_What to produce_.
The records below are to be copied word for word, with every picture left out.

┌────────

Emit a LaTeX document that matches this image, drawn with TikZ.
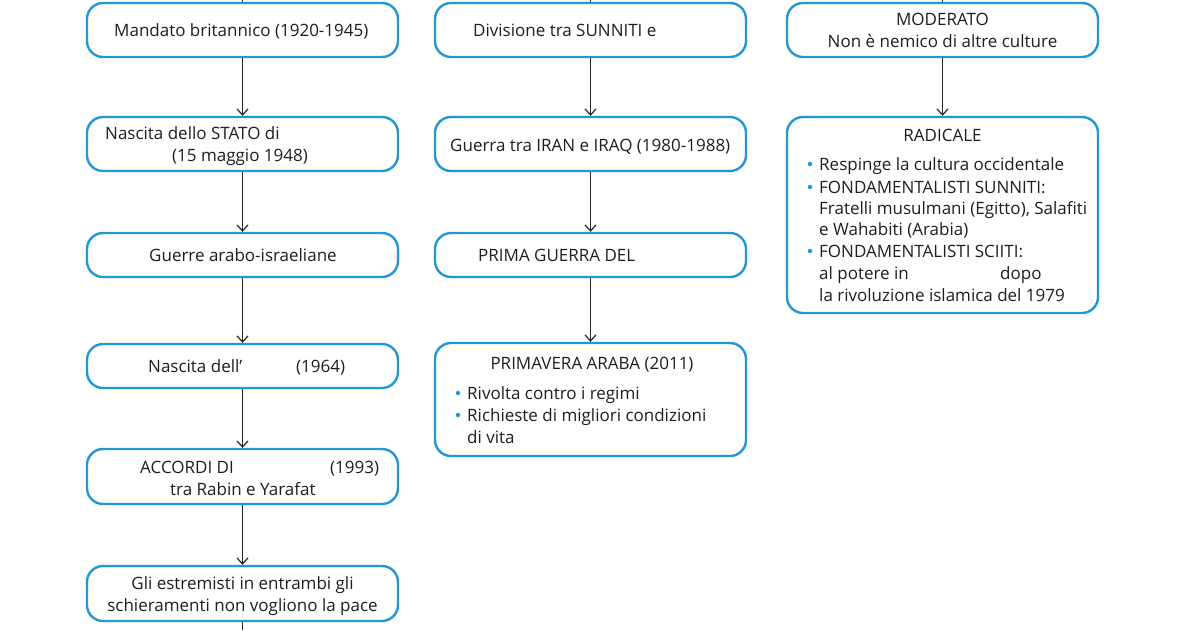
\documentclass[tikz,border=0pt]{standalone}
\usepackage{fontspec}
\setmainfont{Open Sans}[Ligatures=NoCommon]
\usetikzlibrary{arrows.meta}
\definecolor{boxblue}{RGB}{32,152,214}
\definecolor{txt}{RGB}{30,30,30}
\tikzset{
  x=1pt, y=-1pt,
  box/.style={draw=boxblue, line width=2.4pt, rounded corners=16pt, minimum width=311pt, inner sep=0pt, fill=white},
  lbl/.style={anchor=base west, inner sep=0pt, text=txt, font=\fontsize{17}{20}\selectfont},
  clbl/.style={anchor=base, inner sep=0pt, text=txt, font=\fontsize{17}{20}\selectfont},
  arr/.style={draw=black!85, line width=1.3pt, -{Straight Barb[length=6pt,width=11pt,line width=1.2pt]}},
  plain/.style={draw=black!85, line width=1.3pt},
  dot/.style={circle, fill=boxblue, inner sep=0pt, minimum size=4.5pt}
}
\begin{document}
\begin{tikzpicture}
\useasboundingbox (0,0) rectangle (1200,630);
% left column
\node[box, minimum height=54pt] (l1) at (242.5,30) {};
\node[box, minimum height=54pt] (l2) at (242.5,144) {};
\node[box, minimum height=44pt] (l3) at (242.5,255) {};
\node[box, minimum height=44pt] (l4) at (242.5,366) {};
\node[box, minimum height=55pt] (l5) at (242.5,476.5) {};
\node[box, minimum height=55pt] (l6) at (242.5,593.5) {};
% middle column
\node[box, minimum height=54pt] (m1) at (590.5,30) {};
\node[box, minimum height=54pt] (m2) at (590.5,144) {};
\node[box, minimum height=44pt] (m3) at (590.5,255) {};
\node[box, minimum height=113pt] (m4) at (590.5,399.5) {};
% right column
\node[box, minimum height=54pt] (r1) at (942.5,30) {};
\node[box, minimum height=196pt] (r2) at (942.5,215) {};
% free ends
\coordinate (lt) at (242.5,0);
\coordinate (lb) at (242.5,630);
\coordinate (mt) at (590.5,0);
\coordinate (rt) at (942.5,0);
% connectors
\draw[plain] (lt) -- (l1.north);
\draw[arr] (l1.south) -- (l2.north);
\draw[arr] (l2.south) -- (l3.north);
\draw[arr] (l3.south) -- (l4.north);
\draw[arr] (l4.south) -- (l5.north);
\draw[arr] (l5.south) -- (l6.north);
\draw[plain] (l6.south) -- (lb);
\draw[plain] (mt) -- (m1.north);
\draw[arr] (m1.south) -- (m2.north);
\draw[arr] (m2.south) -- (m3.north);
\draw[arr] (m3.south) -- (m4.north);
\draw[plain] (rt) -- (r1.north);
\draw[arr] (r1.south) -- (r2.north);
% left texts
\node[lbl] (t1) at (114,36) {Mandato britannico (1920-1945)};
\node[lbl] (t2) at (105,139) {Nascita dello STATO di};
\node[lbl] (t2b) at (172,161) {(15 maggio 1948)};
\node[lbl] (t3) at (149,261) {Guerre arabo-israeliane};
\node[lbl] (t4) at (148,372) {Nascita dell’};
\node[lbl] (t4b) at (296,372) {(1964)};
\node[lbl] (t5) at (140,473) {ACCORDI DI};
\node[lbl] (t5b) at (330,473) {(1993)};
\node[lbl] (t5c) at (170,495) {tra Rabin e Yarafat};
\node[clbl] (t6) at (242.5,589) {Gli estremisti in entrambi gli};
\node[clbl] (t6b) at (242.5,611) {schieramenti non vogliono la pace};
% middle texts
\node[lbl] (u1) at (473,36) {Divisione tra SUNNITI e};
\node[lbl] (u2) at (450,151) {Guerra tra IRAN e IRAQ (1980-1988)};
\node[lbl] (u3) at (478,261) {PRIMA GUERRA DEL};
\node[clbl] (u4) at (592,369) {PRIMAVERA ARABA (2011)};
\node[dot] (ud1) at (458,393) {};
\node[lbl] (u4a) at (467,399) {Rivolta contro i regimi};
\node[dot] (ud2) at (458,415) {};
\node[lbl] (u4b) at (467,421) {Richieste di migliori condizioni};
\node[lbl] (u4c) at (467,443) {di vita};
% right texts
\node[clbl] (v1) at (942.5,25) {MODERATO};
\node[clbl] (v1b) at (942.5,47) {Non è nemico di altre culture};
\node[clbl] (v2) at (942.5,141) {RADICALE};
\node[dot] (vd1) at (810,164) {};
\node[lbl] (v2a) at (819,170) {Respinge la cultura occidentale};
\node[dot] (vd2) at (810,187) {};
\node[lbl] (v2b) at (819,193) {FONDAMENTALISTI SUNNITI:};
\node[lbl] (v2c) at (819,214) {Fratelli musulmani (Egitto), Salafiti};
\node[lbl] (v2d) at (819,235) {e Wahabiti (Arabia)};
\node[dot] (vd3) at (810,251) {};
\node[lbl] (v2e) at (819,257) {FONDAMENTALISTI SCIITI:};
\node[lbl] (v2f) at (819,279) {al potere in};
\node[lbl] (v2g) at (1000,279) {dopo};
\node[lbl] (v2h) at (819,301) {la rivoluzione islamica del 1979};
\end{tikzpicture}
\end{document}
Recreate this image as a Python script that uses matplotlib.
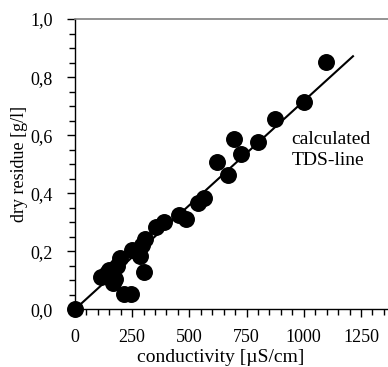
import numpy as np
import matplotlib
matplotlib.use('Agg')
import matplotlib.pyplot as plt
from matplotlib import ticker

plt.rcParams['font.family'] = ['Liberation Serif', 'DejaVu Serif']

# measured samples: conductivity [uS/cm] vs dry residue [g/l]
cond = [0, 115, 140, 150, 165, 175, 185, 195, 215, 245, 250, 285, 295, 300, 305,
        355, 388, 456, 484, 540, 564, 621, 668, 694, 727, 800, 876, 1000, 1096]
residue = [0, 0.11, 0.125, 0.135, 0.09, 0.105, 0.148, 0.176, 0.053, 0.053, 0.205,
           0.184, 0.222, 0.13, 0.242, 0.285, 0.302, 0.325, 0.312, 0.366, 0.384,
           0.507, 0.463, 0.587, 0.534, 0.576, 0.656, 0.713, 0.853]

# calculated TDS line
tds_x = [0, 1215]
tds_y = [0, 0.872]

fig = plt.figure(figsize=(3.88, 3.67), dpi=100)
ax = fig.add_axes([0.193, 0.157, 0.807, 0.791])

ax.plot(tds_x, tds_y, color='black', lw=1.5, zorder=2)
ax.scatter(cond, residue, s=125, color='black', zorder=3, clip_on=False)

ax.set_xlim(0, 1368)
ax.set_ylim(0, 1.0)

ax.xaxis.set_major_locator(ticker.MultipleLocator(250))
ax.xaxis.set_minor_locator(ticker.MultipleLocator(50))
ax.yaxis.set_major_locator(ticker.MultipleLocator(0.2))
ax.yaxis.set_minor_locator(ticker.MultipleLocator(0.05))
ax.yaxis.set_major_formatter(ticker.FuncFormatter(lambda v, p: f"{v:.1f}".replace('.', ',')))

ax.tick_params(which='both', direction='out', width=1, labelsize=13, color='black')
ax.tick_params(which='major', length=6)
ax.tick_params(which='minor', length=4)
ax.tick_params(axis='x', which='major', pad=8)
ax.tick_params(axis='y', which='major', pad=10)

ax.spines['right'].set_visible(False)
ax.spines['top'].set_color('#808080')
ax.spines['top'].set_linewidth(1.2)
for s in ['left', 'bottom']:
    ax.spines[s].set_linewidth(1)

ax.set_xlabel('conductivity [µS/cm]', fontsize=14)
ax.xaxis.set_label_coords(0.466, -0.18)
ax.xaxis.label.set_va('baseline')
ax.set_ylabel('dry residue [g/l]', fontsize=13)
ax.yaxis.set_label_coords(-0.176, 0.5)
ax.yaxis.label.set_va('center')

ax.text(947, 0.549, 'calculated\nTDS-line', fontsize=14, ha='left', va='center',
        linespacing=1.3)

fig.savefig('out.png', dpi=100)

└────────

_Solution to the problem_.
Emit a LaTeX document that matches this image, drawn with TikZ.
\documentclass[tikz,border=0pt]{standalone}
\usepackage{fontspec}
\setmainfont{Open Sans}[Ligatures=NoCommon]
\usetikzlibrary{arrows.meta}
\definecolor{boxblue}{RGB}{32,152,214}
\definecolor{txt}{RGB}{30,30,30}
\tikzset{
  x=1pt, y=-1pt,
  box/.style={draw=boxblue, line width=2.4pt, rounded corners=16pt, minimum width=311pt, inner sep=0pt, fill=white},
  lbl/.style={anchor=base west, inner sep=0pt, text=txt, font=\fontsize{17}{20}\selectfont},
  clbl/.style={anchor=base, inner sep=0pt, text=txt, font=\fontsize{17}{20}\selectfont},
  arr/.style={draw=black!85, line width=1.3pt, -{Straight Barb[length=6pt,width=11pt,line width=1.2pt]}},
  plain/.style={draw=black!85, line width=1.3pt},
  dot/.style={circle, fill=boxblue, inner sep=0pt, minimum size=4.5pt}
}
\begin{document}
\begin{tikzpicture}
\useasboundingbox (0,0) rectangle (1200,630);
% left column
\node[box, minimum height=54pt] (l1) at (242.5,30) {};
\node[box, minimum height=54pt] (l2) at (242.5,144) {};
\node[box, minimum height=44pt] (l3) at (242.5,255) {};
\node[box, minimum height=44pt] (l4) at (242.5,366) {};
\node[box, minimum height=55pt] (l5) at (242.5,476.5) {};
\node[box, minimum height=55pt] (l6) at (242.5,593.5) {};
% middle column
\node[box, minimum height=54pt] (m1) at (590.5,30) {};
\node[box, minimum height=54pt] (m2) at (590.5,144) {};
\node[box, minimum height=44pt] (m3) at (590.5,255) {};
\node[box, minimum height=113pt] (m4) at (590.5,399.5) {};
% right column
\node[box, minimum height=54pt] (r1) at (942.5,30) {};
\node[box, minimum height=196pt] (r2) at (942.5,215) {};
% free ends
\coordinate (lt) at (242.5,0);
\coordinate (lb) at (242.5,630);
\coordinate (mt) at (590.5,0);
\coordinate (rt) at (942.5,0);
% connectors
\draw[plain] (lt) -- (l1.north);
\draw[arr] (l1.south) -- (l2.north);
\draw[arr] (l2.south) -- (l3.north);
\draw[arr] (l3.south) -- (l4.north);
\draw[arr] (l4.south) -- (l5.north);
\draw[arr] (l5.south) -- (l6.north);
\draw[plain] (l6.south) -- (lb);
\draw[plain] (mt) -- (m1.north);
\draw[arr] (m1.south) -- (m2.north);
\draw[arr] (m2.south) -- (m3.north);
\draw[arr] (m3.south) -- (m4.north);
\draw[plain] (rt) -- (r1.north);
\draw[arr] (r1.south) -- (r2.north);
% left texts
\node[lbl] (t1) at (114,36) {Mandato britannico (1920-1945)};
\node[lbl] (t2) at (105,139) {Nascita dello STATO di};
\node[lbl] (t2b) at (172,161) {(15 maggio 1948)};
\node[lbl] (t3) at (149,261) {Guerre arabo-israeliane};
\node[lbl] (t4) at (148,372) {Nascita dell’};
\node[lbl] (t4b) at (296,372) {(1964)};
\node[lbl] (t5) at (140,473) {ACCORDI DI};
\node[lbl] (t5b) at (330,473) {(1993)};
\node[lbl] (t5c) at (170,495) {tra Rabin e Yarafat};
\node[clbl] (t6) at (242.5,589) {Gli estremisti in entrambi gli};
\node[clbl] (t6b) at (242.5,611) {schieramenti non vogliono la pace};
% middle texts
\node[lbl] (u1) at (473,36) {Divisione tra SUNNITI e};
\node[lbl] (u2) at (450,151) {Guerra tra IRAN e IRAQ (1980-1988)};
\node[lbl] (u3) at (478,261) {PRIMA GUERRA DEL};
\node[clbl] (u4) at (592,369) {PRIMAVERA ARABA (2011)};
\node[dot] (ud1) at (458,393) {};
\node[lbl] (u4a) at (467,399) {Rivolta contro i regimi};
\node[dot] (ud2) at (458,415) {};
\node[lbl] (u4b) at (467,421) {Richieste di migliori condizioni};
\node[lbl] (u4c) at (467,443) {di vita};
% right texts
\node[clbl] (v1) at (942.5,25) {MODERATO};
\node[clbl] (v1b) at (942.5,47) {Non è nemico di altre culture};
\node[clbl] (v2) at (942.5,141) {RADICALE};
\node[dot] (vd1) at (810,164) {};
\node[lbl] (v2a) at (819,170) {Respinge la cultura occidentale};
\node[dot] (vd2) at (810,187) {};
\node[lbl] (v2b) at (819,193) {FONDAMENTALISTI SUNNITI:};
\node[lbl] (v2c) at (819,214) {Fratelli musulmani (Egitto), Salafiti};
\node[lbl] (v2d) at (819,235) {e Wahabiti (Arabia)};
\node[dot] (vd3) at (810,251) {};
\node[lbl] (v2e) at (819,257) {FONDAMENTALISTI SCIITI:};
\node[lbl] (v2f) at (819,279) {al potere in};
\node[lbl] (v2g) at (1000,279) {dopo};
\node[lbl] (v2h) at (819,301) {la rivoluzione islamica del 1979};
\end{tikzpicture}
\end{document}
Recreate this image as a Python script that uses matplotlib.
import numpy as np
import matplotlib
matplotlib.use('Agg')
import matplotlib.pyplot as plt
from matplotlib import ticker

plt.rcParams['font.family'] = ['Liberation Serif', 'DejaVu Serif']

# measured samples: conductivity [uS/cm] vs dry residue [g/l]
cond = [0, 115, 140, 150, 165, 175, 185, 195, 215, 245, 250, 285, 295, 300, 305,
        355, 388, 456, 484, 540, 564, 621, 668, 694, 727, 800, 876, 1000, 1096]
residue = [0, 0.11, 0.125, 0.135, 0.09, 0.105, 0.148, 0.176, 0.053, 0.053, 0.205,
           0.184, 0.222, 0.13, 0.242, 0.285, 0.302, 0.325, 0.312, 0.366, 0.384,
           0.507, 0.463, 0.587, 0.534, 0.576, 0.656, 0.713, 0.853]

# calculated TDS line
tds_x = [0, 1215]
tds_y = [0, 0.872]

fig = plt.figure(figsize=(3.88, 3.67), dpi=100)
ax = fig.add_axes([0.193, 0.157, 0.807, 0.791])

ax.plot(tds_x, tds_y, color='black', lw=1.5, zorder=2)
ax.scatter(cond, residue, s=125, color='black', zorder=3, clip_on=False)

ax.set_xlim(0, 1368)
ax.set_ylim(0, 1.0)

ax.xaxis.set_major_locator(ticker.MultipleLocator(250))
ax.xaxis.set_minor_locator(ticker.MultipleLocator(50))
ax.yaxis.set_major_locator(ticker.MultipleLocator(0.2))
ax.yaxis.set_minor_locator(ticker.MultipleLocator(0.05))
ax.yaxis.set_major_formatter(ticker.FuncFormatter(lambda v, p: f"{v:.1f}".replace('.', ',')))

ax.tick_params(which='both', direction='out', width=1, labelsize=13, color='black')
ax.tick_params(which='major', length=6)
ax.tick_params(which='minor', length=4)
ax.tick_params(axis='x', which='major', pad=8)
ax.tick_params(axis='y', which='major', pad=10)

ax.spines['right'].set_visible(False)
ax.spines['top'].set_color('#808080')
ax.spines['top'].set_linewidth(1.2)
for s in ['left', 'bottom']:
    ax.spines[s].set_linewidth(1)

ax.set_xlabel('conductivity [µS/cm]', fontsize=14)
ax.xaxis.set_label_coords(0.466, -0.18)
ax.xaxis.label.set_va('baseline')
ax.set_ylabel('dry residue [g/l]', fontsize=13)
ax.yaxis.set_label_coords(-0.176, 0.5)
ax.yaxis.label.set_va('center')

ax.text(947, 0.549, 'calculated\nTDS-line', fontsize=14, ha='left', va='center',
        linespacing=1.3)

fig.savefig('out.png', dpi=100)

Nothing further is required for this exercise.